Sure we have a long way to go for The Office of the National Coordinator for Health Information Technology (ONC) to achieve its 2017 goal to reduce vulnerabilities in identity theft be having 65% of health care organizations permit patient access to patient portals with more than a username and static password. And by 2020, ONC expects that at least 50% of health care organizations will have implemented identity proofing and authentication best practices. What are "emerging technologies" anyway? One-time password (OTP) generating tokens have been around for years. VASCO has deployed over 200 million tokens worldwide. The technology is secure, easy to use, and deployed throughout the world. It may not be emerging, but for a password laden industry like healthcare, an OTP token is certainly "new and emerging".

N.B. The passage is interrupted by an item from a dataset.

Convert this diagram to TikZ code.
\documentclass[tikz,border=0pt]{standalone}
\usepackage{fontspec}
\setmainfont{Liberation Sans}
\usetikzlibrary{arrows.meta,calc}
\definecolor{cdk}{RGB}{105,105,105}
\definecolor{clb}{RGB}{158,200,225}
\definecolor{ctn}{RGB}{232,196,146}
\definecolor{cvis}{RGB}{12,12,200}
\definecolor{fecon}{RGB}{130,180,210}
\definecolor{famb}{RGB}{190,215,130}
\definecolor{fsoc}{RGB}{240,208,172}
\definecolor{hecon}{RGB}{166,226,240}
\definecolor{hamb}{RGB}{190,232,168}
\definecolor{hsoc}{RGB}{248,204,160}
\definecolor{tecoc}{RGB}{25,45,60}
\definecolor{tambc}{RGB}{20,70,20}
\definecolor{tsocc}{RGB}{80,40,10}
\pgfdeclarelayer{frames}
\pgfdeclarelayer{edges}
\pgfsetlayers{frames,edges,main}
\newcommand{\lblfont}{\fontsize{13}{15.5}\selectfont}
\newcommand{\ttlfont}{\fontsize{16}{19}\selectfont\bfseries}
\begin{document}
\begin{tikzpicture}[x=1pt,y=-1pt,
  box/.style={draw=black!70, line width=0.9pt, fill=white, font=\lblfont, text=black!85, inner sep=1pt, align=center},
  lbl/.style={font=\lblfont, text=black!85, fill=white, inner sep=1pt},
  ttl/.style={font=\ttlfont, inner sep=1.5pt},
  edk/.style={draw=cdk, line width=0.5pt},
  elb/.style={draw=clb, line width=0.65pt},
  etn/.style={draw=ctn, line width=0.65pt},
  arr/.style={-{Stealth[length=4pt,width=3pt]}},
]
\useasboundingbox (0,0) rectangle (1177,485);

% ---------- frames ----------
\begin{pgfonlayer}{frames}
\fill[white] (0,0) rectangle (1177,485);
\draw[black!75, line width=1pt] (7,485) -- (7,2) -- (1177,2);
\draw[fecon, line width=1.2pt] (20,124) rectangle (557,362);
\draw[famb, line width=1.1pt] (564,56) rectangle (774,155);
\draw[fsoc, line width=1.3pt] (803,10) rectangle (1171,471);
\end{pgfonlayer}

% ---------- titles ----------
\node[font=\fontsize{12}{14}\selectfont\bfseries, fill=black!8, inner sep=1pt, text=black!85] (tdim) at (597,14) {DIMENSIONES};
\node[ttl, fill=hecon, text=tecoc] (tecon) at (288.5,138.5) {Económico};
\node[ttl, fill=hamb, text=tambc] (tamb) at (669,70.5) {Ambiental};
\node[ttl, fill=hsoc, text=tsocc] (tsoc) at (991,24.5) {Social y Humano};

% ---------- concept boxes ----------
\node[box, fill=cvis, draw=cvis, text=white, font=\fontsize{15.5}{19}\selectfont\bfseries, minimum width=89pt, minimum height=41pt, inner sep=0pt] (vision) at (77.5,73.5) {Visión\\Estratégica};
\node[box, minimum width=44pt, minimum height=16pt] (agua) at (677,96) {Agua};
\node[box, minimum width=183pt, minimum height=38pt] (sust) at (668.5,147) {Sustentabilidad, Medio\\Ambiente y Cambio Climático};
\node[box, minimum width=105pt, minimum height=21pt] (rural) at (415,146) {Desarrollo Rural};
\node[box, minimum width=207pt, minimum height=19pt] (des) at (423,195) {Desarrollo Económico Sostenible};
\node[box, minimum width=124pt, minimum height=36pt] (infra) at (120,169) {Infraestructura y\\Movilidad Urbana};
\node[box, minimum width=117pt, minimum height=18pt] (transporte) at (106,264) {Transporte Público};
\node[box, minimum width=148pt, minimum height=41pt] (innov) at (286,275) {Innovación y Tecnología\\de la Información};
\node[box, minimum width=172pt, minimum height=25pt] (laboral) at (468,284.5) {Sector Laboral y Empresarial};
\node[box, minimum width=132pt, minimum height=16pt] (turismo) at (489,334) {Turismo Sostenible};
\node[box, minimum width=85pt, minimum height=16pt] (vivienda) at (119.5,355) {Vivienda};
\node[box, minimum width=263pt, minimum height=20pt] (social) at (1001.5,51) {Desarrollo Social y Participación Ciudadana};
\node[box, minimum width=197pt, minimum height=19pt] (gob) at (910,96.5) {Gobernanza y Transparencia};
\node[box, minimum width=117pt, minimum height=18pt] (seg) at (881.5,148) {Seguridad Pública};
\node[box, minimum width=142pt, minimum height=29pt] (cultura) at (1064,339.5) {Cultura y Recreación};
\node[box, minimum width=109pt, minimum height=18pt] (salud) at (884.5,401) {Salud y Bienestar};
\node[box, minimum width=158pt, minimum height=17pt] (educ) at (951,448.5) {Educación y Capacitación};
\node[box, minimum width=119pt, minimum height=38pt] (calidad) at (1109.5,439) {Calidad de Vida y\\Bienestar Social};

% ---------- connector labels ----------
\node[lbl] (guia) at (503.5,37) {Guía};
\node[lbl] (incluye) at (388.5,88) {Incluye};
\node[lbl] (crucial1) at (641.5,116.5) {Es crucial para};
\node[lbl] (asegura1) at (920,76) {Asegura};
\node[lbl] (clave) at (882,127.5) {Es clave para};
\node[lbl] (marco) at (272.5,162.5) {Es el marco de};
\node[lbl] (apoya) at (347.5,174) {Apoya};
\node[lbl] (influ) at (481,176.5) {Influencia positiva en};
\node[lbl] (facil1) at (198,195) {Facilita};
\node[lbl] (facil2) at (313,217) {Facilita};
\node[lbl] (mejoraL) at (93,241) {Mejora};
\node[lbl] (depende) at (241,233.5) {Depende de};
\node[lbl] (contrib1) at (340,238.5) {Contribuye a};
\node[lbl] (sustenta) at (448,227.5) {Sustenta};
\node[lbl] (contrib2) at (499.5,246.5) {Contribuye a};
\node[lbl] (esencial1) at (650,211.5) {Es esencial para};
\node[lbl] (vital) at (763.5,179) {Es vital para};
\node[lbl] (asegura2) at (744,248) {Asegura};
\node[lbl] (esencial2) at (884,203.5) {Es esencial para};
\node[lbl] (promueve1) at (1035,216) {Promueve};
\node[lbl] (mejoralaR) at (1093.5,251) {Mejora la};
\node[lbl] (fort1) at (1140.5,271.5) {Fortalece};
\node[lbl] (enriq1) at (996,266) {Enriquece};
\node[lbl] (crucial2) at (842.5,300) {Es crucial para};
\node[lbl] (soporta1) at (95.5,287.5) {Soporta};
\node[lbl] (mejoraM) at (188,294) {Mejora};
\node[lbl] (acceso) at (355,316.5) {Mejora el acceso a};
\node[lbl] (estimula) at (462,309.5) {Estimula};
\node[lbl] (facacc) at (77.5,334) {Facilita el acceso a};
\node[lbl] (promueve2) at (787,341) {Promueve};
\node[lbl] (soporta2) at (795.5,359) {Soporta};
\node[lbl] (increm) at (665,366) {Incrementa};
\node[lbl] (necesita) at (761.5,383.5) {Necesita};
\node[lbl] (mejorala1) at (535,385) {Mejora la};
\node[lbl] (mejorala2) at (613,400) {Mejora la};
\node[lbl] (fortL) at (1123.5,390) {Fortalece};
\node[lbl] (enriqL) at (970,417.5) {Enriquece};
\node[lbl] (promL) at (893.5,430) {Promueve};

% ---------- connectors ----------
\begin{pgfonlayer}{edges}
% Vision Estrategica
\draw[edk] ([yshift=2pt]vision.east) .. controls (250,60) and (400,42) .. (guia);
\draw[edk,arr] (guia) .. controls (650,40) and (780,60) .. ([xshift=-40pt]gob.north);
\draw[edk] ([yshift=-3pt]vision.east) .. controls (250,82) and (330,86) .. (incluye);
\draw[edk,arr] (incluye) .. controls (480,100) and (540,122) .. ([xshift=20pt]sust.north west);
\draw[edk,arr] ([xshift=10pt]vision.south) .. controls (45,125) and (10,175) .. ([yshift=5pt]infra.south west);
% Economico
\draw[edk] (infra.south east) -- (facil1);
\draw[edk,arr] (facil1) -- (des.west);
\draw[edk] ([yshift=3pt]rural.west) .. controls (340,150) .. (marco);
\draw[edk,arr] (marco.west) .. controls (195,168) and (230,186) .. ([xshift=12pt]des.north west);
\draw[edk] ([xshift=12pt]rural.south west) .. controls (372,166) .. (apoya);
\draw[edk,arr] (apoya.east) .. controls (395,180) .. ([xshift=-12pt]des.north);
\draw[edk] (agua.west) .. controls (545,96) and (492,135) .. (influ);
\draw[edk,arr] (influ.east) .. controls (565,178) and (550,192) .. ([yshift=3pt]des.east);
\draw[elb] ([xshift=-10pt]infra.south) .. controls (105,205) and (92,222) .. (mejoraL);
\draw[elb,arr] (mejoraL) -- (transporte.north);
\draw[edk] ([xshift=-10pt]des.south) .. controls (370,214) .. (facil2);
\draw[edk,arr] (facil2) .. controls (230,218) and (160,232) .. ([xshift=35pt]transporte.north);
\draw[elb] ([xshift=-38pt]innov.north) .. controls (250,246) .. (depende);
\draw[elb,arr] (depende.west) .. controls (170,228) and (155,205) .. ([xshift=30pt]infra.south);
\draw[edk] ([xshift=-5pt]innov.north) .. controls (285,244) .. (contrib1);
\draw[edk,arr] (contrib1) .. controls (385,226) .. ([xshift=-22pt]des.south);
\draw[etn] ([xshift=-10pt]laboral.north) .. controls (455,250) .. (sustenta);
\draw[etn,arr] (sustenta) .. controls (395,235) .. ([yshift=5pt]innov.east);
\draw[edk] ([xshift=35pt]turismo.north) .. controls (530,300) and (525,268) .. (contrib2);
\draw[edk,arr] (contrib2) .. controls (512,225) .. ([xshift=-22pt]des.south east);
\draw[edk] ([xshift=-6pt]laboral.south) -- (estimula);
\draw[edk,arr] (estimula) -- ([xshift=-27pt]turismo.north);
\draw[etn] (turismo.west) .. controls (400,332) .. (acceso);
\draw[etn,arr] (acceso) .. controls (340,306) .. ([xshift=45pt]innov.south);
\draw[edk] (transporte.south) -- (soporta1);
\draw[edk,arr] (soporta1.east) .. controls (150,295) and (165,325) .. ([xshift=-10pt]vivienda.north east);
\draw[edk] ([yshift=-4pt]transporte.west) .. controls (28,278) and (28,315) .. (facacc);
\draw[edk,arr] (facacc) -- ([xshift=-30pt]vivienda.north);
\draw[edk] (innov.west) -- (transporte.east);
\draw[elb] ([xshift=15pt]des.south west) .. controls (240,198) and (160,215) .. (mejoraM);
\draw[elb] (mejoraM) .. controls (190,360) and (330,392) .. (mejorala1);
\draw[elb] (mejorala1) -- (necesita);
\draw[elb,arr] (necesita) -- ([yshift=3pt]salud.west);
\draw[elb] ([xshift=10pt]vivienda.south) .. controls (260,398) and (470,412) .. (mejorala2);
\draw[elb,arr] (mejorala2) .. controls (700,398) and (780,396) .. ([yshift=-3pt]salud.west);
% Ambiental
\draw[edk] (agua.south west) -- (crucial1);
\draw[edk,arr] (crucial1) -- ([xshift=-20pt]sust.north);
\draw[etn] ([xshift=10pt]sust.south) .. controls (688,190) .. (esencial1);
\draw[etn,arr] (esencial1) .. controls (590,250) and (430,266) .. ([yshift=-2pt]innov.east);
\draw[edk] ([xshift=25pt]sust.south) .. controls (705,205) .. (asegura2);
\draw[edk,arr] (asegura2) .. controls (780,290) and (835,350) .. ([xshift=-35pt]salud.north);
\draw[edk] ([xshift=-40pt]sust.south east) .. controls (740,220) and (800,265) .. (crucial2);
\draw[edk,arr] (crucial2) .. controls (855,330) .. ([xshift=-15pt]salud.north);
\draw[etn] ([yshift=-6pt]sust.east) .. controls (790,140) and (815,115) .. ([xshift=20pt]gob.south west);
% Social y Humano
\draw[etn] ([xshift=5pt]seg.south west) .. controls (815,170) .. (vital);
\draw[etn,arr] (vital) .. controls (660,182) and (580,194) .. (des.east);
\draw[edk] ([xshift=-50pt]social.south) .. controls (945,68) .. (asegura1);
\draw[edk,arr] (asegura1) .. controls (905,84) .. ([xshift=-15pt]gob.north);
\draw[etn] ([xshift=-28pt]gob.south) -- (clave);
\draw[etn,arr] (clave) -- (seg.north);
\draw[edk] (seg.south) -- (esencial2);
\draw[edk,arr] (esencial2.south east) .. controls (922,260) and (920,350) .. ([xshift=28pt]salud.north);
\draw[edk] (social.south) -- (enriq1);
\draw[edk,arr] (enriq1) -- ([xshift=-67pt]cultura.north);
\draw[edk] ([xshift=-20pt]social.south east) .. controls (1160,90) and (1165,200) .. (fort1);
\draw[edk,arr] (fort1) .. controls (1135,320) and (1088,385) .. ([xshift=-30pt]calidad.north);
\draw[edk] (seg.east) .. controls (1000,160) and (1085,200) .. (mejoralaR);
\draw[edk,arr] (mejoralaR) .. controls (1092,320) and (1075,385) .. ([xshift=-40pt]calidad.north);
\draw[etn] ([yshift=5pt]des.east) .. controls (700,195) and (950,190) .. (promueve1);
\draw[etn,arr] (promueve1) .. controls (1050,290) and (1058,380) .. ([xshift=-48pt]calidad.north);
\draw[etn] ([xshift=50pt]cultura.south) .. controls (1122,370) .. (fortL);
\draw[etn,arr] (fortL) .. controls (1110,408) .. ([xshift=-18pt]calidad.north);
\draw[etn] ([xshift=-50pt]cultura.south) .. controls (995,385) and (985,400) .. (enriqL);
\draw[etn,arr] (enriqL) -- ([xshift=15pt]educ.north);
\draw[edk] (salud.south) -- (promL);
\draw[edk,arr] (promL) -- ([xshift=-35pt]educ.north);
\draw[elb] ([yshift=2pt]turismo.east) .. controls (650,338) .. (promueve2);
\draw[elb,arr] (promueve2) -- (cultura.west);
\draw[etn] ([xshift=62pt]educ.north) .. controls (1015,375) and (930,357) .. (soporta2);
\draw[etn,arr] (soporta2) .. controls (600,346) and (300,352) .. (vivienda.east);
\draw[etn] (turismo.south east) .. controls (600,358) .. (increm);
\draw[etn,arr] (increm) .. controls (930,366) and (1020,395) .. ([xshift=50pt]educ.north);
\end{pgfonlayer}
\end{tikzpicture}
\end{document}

Tokens too retro? Biometrics more exciting? More James Bond-like? Fingerprints, especially as handset manufacturers shore up security, will become more and more prevalent in healthcare, especially for us patients to access our own health information stored in portals and health record banks. Speaking of handsets, voice and facial recognition will also gain traction. Smartphones are multi-factor authentication devices capable of storing apps to generate OTPs. They are equipped with a high quality camera capable of capturing facial images and video, and microphones to leverage voice recognition technology. Banking has utilized them to enhance security and improve our experience, and healthcare is the next likely target for secure and user-friendly multi-factor authentication.
Being a patient with my electronic records dispersed throughout the system, it is reassuring to know that securing my information is finally garnering the attention of the industry.